:: Your objective ::
Beginning with the line that contains "What Plotly code" and ending with the line that contains "import plotly.graph_objects as go", reproduce each line exactly; include both and add nothing.

:: Code that draws figures ::
::::::::::

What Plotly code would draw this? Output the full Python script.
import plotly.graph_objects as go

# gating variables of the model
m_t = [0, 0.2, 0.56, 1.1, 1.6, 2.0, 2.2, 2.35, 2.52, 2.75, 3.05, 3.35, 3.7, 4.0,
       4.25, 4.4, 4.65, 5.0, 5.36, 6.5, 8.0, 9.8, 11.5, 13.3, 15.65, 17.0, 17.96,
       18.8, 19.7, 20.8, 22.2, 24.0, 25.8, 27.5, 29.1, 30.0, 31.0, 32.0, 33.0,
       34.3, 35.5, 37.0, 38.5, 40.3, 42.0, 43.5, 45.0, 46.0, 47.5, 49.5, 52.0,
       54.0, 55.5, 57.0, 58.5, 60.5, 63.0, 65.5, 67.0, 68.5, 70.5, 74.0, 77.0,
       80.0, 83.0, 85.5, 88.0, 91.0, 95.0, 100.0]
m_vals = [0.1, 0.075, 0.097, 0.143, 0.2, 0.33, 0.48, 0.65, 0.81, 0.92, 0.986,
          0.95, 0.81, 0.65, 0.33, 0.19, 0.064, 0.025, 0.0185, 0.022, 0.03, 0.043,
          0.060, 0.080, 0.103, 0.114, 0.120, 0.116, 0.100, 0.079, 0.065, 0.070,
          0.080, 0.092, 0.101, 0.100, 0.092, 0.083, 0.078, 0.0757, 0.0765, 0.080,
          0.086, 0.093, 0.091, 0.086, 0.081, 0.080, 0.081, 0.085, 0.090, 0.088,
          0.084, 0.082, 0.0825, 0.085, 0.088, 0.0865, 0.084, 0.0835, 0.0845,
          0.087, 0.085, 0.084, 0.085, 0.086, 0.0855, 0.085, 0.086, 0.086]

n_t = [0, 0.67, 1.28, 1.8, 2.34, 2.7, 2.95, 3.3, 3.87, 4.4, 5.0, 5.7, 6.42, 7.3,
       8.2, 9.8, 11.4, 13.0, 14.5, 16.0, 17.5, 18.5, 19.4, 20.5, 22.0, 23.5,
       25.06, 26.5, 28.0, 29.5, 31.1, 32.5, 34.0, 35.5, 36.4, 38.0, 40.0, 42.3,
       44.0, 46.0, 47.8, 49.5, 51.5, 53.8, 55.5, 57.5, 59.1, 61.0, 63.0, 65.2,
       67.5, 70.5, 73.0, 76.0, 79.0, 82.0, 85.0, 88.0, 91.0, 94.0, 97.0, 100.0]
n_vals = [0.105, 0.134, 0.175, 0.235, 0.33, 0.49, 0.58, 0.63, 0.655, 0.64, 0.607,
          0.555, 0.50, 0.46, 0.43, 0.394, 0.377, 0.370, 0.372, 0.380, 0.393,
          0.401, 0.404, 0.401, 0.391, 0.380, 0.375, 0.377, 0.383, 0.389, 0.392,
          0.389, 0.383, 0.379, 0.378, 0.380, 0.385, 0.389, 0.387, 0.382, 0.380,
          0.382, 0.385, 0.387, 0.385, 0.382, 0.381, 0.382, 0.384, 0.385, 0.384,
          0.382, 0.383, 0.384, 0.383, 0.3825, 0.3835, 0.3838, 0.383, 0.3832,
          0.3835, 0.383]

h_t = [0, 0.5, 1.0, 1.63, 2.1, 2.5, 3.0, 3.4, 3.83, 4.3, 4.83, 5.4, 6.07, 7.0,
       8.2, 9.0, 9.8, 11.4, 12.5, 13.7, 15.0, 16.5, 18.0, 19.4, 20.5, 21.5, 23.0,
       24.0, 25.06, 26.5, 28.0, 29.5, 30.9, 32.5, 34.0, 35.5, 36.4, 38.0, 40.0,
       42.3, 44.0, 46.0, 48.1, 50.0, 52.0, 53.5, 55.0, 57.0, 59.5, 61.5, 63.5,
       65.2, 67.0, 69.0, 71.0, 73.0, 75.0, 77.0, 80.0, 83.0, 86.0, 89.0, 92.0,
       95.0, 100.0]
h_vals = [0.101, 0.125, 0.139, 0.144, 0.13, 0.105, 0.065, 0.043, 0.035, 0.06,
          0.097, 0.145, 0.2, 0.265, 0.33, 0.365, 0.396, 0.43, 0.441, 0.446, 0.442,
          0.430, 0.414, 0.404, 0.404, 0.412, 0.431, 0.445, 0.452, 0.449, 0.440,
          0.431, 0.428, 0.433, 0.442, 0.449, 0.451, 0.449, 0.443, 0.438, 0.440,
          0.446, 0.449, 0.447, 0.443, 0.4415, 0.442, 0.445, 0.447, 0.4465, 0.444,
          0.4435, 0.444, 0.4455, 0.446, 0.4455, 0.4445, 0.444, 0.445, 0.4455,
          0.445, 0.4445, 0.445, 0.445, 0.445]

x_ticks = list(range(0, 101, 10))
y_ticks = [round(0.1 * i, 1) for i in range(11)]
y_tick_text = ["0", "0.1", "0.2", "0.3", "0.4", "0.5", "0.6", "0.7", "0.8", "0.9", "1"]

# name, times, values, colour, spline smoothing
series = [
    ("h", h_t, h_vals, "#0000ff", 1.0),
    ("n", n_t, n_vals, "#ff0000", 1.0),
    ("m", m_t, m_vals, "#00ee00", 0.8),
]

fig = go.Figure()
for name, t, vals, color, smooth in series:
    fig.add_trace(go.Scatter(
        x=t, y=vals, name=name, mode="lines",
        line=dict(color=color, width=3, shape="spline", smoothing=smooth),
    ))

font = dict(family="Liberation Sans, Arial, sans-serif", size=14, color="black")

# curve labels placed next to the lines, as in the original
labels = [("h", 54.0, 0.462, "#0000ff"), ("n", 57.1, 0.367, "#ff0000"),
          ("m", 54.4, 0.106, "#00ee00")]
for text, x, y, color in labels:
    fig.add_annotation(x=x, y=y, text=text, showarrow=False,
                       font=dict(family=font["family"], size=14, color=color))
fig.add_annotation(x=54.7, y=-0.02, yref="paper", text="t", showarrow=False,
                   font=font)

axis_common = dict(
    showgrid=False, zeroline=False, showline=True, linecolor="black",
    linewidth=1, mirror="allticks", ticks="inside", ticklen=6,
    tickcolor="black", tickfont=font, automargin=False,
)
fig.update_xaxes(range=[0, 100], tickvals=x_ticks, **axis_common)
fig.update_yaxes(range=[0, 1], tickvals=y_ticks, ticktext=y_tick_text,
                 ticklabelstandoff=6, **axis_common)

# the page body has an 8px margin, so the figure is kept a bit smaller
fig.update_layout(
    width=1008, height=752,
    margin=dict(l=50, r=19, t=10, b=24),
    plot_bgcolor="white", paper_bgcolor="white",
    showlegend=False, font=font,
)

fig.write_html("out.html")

::::::::::

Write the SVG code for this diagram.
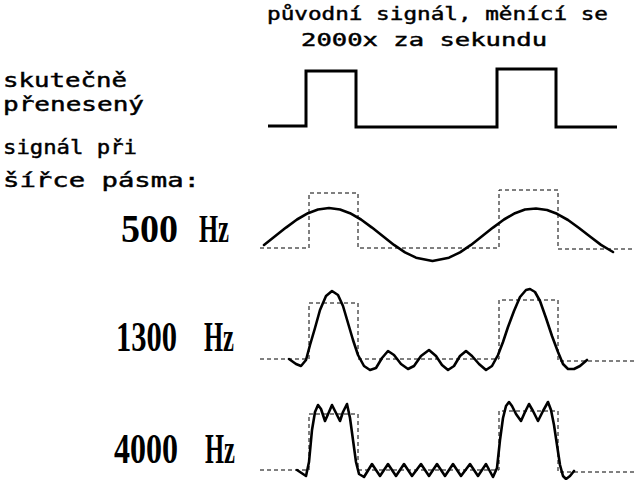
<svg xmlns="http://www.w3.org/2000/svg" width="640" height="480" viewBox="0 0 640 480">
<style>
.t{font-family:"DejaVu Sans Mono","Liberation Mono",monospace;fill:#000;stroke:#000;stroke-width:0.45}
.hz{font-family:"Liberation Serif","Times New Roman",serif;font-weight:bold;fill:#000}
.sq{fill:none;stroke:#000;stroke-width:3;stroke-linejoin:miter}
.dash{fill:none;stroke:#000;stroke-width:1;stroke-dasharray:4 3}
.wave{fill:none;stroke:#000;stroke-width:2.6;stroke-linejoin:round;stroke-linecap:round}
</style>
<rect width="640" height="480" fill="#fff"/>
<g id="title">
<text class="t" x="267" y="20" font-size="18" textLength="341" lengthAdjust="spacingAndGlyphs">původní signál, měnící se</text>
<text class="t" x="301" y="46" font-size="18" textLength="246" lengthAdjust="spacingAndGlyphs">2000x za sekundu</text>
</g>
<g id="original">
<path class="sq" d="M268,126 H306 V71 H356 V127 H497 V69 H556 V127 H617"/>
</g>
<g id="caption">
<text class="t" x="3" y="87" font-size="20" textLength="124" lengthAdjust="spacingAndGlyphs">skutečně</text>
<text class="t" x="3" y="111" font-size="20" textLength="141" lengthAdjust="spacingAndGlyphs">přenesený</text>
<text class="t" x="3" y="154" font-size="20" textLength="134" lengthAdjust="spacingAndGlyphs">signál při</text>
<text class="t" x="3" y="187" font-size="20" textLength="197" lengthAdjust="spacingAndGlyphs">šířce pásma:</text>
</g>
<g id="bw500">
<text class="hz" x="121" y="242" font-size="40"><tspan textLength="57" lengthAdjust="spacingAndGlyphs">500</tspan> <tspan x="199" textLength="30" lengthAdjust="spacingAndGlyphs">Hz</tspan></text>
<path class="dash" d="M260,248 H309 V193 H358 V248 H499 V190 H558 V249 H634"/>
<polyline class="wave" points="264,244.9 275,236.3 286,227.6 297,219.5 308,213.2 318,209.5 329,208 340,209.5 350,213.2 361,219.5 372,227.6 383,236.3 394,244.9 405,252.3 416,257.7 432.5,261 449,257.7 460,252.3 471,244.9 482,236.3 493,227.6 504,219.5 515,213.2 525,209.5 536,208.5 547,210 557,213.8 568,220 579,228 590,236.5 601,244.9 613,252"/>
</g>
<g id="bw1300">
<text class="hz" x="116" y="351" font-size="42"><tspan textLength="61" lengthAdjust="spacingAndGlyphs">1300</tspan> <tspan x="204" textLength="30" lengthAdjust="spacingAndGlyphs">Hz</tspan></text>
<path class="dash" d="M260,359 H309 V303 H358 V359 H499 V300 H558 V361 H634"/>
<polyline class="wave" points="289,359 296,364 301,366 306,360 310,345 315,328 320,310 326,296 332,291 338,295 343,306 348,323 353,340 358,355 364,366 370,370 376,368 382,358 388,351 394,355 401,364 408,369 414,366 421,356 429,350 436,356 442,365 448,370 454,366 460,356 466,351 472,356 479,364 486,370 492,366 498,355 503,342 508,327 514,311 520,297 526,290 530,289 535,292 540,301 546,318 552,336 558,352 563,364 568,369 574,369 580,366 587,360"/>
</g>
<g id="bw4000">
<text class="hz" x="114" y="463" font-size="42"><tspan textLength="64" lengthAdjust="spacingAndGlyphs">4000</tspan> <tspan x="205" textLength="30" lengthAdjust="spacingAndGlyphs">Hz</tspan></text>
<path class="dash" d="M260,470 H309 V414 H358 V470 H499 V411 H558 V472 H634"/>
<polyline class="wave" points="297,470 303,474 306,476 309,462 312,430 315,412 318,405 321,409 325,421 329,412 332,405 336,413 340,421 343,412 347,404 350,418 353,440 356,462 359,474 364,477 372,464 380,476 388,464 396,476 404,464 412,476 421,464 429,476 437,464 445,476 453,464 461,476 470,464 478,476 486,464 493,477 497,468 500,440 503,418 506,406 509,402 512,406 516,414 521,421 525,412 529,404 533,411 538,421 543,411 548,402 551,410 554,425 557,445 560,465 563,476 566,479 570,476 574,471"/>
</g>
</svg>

::::::::::

:: Solution to this exercise ::
What Plotly code would draw this? Output the full Python script.
import plotly.graph_objects as go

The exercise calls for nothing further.